Başkan Büyükakın, “Daha ilk günlerden itibaren efendim Hamas saldırdı, İsrail meşru müdafaa hakkını kullanıyor vesaire gibi tartışmalar konuşulmaya başlandı. Ama aslında ortada bir meşru müdafaa yoktu. İsrail ilk kurulduğu günden beri önce 1967’ye kadar büyük bir zulüm sergiledi. 1967’deki savaşta bir kez daha bu zulmü pekiştirdi. Haritalara bakarsanız, İsraillilerin nasıl orayı işgal ettiğini, Filistinlileri nasıl topraklarından çıkarttığını görürsünüz. Şimdi aynı zulme devam ediyorlar. Tek gayeleri var oradaki Filistinli kardeşlerimizi topraklarından etmek. Filistin davası bizim varoluş davamızdır. Biz Filistin davasının yanında olmazsak aslında insanlığımızdan da oluruz’’ dedi.
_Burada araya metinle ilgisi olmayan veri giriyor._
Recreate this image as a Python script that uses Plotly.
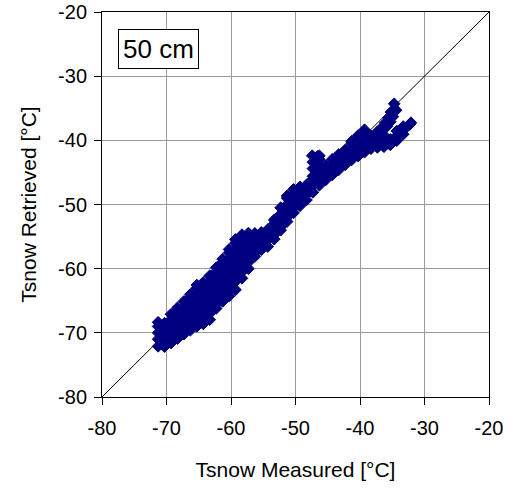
import plotly.graph_objects as go

# Axis ticks
tick_vals = [-80, -70, -60, -50, -40, -30, -20]
tick_text = ["-80", "-70", "-60", "-50", "-40", "-30", "-20"]

# 1:1 reference line
diag_x = [-80, -20]
diag_y = [-80, -20]

# Scatter cloud, grouped by measured temperature
col_measured = [-71.3, -70.3, -69.3, -68.3, -67.3, -66.3, -65.3, -64.3, -63.3, -62.3,
                -61.3, -60.3, -59.3, -58.3, -57.3, -56.3, -55.3, -54.3, -53.3, -52.3,
                -51.3, -50.3, -49.3, -48.3, -47.3, -46.3, -45.3, -44.3, -43.3, -42.3,
                -41.3, -40.3, -39.3, -38.3, -37.3, -36.3, -35.3, -34.3, -33.3, -32.3]
col_retrieved = [
    [-72.1, -71.0, -70.0, -69.0, -68.35],
    [-72.15, -71.5, -70.5, -69.5, -68.5],
    [-71.6, -71.0, -70.0, -69.0, -68.0, -67.1],
    [-70.9, -70.5, -69.5, -68.5, -67.5, -66.5, -66.1],
    [-70.2, -69.0, -68.0, -67.0, -66.0, -65.1],
    [-69.6, -68.5, -67.5, -66.5, -65.5, -64.5, -64.0],
    [-69.0, -68.0, -67.0, -66.0, -65.0, -64.0, -63.0, -62.55],
    [-68.6, -67.5, -66.5, -65.5, -64.5, -63.5, -62.5, -62.15],
    [-67.95, -67.0, -66.0, -65.0, -64.0, -63.0, -62.0, -61.1],
    [-66.2, -65.5, -64.5, -63.5, -62.5, -61.5, -60.5, -59.85],
    [-65.1, -64.0, -63.0, -62.0, -61.0, -60.0, -59.0, -58.5],
    [-64.3, -63.5, -62.5, -61.5, -60.5, -59.5, -58.5, -57.5, -57.0],
    [-63.3, -62.0, -61.0, -60.0, -59.0, -58.0, -57.0, -56.0, -55.45],
    [-61.5, -60.5, -59.5, -58.5, -57.5, -56.5, -55.5, -54.7],
    [-60.0, -59.0, -58.0, -57.0, -56.0, -55.0, -54.45],
    [-58.1, -57.5, -56.5, -55.5, -54.5],
    [-57.05, -56.0, -55.0, -54.35],
    [-56.55, -55.5, -54.5, -53.9],
    [-55.4, -54.7, -54.0, -53.0, -52.4],
    [-54.0, -53.5, -52.5, -51.5, -50.5],
    [-52.65, -52.0, -51.0, -50.0, -49.0, -48.65],
    [-51.3, -50.5, -49.5, -48.5, -47.65],
    [-50.2, -49.0, -48.0, -47.25],
    [-49.3, -48.5, -47.5, -46.95],
    [-48.1, -47.0, -46.0, -45.6],
    [-47.0, -46.0, -45.0, -44.0, -43.0, -42.4],
    [-46.15, -45.5, -44.5, -43.95],
    [-45.4, -44.6, -43.8, -42.95],
    [-44.6, -43.5, -42.5, -42.2],
    [-43.8, -43.0, -42.0, -41.5],
    [-43.05, -42.5, -41.5, -40.5, -40.15],
    [-42.45, -42.0, -41.0, -40.0, -39.25],
    [-41.85, -40.9, -40.0, -39.1, -38.35],
    [-41.3, -40.3, -39.3],
    [-41.1, -40.5, -39.5, -38.7],
    [-41.0, -40.1, -39.2, -38.3],
    [-40.7, -39.85],
    [-40.05, -39.3, -38.55],
    [-39.05, -38.45, -37.85],
    [-37.55],
]

# Isolated groups: bump near -47 C, upper finger near -35 C, tip near -32 C
bump_measured = [-47.3, -47.3, -47.4, -46.6]
bump_retrieved = [-44.4, -43.4, -42.4, -42.5]
finger_measured = [-34.7, -34.4, -35.2, -34.9, -35.6, -35.3, -36.1, -35.8, -36.6, -37.2]
finger_retrieved = [-34.3, -35.3, -35.6, -36.3, -36.5, -37.1, -37.3, -37.8, -38.0, -38.6]
tip_measured = [-32.1]
tip_retrieved = [-37.25]

measured = []
retrieved = []
for xv, ys in zip(col_measured, col_retrieved):
    for yv in ys:
        measured.append(xv)
        retrieved.append(yv)
measured += bump_measured + finger_measured + tip_measured
retrieved += bump_retrieved + finger_retrieved + tip_retrieved

FONT = "Liberation Sans, Arial, sans-serif"

fig = go.Figure()
# 1:1 line first so the markers cover it
fig.add_trace(go.Scatter(
    x=diag_x, y=diag_y, mode="lines",
    line=dict(color="black", width=1),
    showlegend=False, hoverinfo="skip"))
fig.add_trace(go.Scatter(
    x=measured, y=retrieved, mode="markers",
    marker=dict(symbol="diamond", size=9, color="#000080",
                line=dict(color="#000080", width=1)),
    showlegend=False, hoverinfo="skip"))

axis_common = dict(
    range=[-80, -20], tickvals=tick_vals, ticktext=tick_text,
    showgrid=True, gridcolor="#9a9a9a", gridwidth=1,
    showline=True, linecolor="black", linewidth=1, mirror=True,
    ticks="outside", ticklen=7, tickcolor="black", tickwidth=1,
    zeroline=False, automargin=False, ticklabeloverflow="allow",
    tickfont=dict(family=FONT, size=20, color="black"),
)

fig.update_layout(
    width=514, height=488,
    margin=dict(l=102, r=25, t=12, b=91),
    paper_bgcolor="white", plot_bgcolor="white",
    xaxis=dict(axis_common, ticklabelstandoff=6,
               title=dict(text="Tsnow Measured [°C]",
                          font=dict(family=FONT, size=21, color="black"), standoff=24)),
    yaxis=dict(axis_common, ticklabelstandoff=3,
               title=dict(text="Tsnow Retrieved [°C]",
                          font=dict(family=FONT, size=21, color="black"), standoff=15)),
    annotations=[dict(
        x=0.147, y=0.904, xref="paper", yref="paper",
        text="50 cm", showarrow=False,
        font=dict(family=FONT, size=26, color="black"),
        bordercolor="black", borderwidth=1, borderpad=4, bgcolor="white",
        xanchor="center", yanchor="middle")],
)

fig.write_html("out.html", config={"displayModeBar": False},
               post_script="document.body.style.margin='0';")
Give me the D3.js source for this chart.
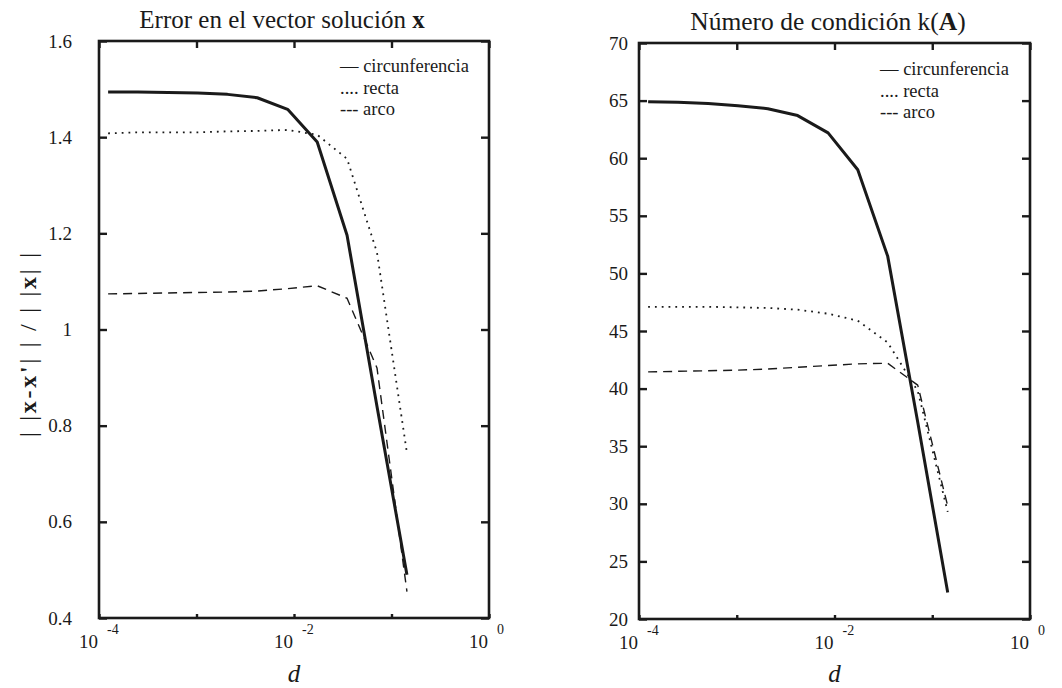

‘’ADINI KOCAELİ’DE YAŞATACAĞIZ’’

Bunun en güzel örneklerinden birinin Iğdırlı Hasan Onbaşı olduğunu vurgulayan Başkan Büyükakın, sözlerini şöyle tamamladı:, ‘!İşte o ismi kentimizde bir eserimize vererek yaşatacağız. Şehrimizde bir yerde Hasan Onbaşı’nın adını da yaşatmak bizim boynumuzun borcudur. Allah’ın izniyle onu da yapacağız, gerçekleştireceğiz” diyerek konuşmasını tamamladı.